You’re in love and you think you’re ready to propose. Everyone has an opinion on when and how to propose, and whether you should even propose in the first place. But, how do you know for sure you’ve found ‘the one’? How do you know it’s the right time? Here are some clues.
What The Research Says
- Experts such as Ian Kerner, a licensed Psychotherapist and couple's therapist, suggests you should date at least one to two years before getting engaged, allowing time to experience life and adversity together. Kerner told The Knot, “…generally, that can happen in a year... You want to have some problems emerge and see how you deal with problems together.”

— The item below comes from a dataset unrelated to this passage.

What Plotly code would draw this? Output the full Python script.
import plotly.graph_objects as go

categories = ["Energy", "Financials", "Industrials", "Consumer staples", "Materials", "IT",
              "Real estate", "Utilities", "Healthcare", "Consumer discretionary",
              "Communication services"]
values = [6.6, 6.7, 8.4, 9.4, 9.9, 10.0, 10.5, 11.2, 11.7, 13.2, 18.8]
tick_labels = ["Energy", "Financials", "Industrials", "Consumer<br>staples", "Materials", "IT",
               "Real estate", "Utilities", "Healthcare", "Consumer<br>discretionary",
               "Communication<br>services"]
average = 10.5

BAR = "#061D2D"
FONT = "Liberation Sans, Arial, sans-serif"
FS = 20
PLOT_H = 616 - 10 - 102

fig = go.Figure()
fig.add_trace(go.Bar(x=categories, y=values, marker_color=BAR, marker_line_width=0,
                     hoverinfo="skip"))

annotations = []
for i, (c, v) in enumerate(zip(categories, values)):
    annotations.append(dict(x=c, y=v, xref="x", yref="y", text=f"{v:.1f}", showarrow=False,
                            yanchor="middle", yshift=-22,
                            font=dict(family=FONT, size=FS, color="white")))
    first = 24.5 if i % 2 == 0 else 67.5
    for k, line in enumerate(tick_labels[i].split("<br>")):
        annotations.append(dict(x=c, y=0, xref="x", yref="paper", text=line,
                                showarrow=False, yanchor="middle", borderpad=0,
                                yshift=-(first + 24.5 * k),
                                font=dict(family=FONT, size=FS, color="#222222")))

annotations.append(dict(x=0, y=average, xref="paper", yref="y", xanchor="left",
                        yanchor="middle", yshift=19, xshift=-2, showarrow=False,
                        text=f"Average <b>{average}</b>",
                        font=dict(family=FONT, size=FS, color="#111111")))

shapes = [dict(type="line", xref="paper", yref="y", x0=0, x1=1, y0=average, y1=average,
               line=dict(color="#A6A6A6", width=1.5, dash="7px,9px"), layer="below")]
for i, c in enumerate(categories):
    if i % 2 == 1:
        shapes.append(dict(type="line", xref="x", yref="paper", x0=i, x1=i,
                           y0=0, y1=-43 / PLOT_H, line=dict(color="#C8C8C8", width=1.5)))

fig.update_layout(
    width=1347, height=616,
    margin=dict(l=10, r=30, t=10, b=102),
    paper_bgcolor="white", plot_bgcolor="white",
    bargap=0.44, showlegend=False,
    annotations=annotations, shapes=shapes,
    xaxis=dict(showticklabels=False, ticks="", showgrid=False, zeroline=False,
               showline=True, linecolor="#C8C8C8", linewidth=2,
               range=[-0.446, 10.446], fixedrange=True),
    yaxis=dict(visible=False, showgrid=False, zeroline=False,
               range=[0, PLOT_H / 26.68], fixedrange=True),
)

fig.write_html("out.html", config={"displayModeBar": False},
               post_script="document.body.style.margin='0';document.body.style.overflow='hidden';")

- You want to first make sure you have developed solid communication skills. Conflict is inevitable; and, for a relationship to be successful, it’s crucial to be able to effectively communicate and resolve any problems that manifest. Sex and relationship expert, Tammy Nelson, Ph.D., believes rather than focusing on a time frame, ensure you have a solid communication foundation, especially when resolving conflicts. Nelson states, "Whether you are engaged, living together or married, work on healing your conflicts, create healthy communication and your relationship will last for the rest of your life together."
- You want to make sure your expectations and core values match. Millennial Love Expert, Samantha Burns believes "You shouldn’t get engaged unless your core values align, since compromising on what’s most important to you always leads to resentment."
Things To Consider
How will you raise your children? Do you want children?
Have you discussed religious beliefs? Political beliefs?
Do you have the same relationship and lifestyle goals?
What are your expectations about finances?
Have you mastered the art of compromise?
Do you have sexual chemistry?
The Bottom Line
There are no rules. The amount of time it takes to truly get to know someone is unique to each couple and the quality of your relationship should essentially guide your decision. Even in arranged marriages, where the couple may not be in love initially and don't know each other well, over 90 percent last a lifetime.
However, finding the love of your life is not about finding your mirror image in someone or finding the one you want to spend the rest of your life with. It’s quite the contrary… it’s about finding the one that you can’t live without! The one you want to come home to every day. The one that you want to lie next to every night and wake up to every morning. It’s about finding your equal, your best friend, your “ride or die.” The one you want to begin planning things that last a lifetime with a strong foundation.
And while love may sometimes seem complicated, falling in love and finding the one you want to make a lifelong commitment to has no boundaries and knows no time. So, if you know you've found the one you can’t live this crazy life without, don’t let time stand in your way. Just follow your heart and commit to always #LoveDeeply.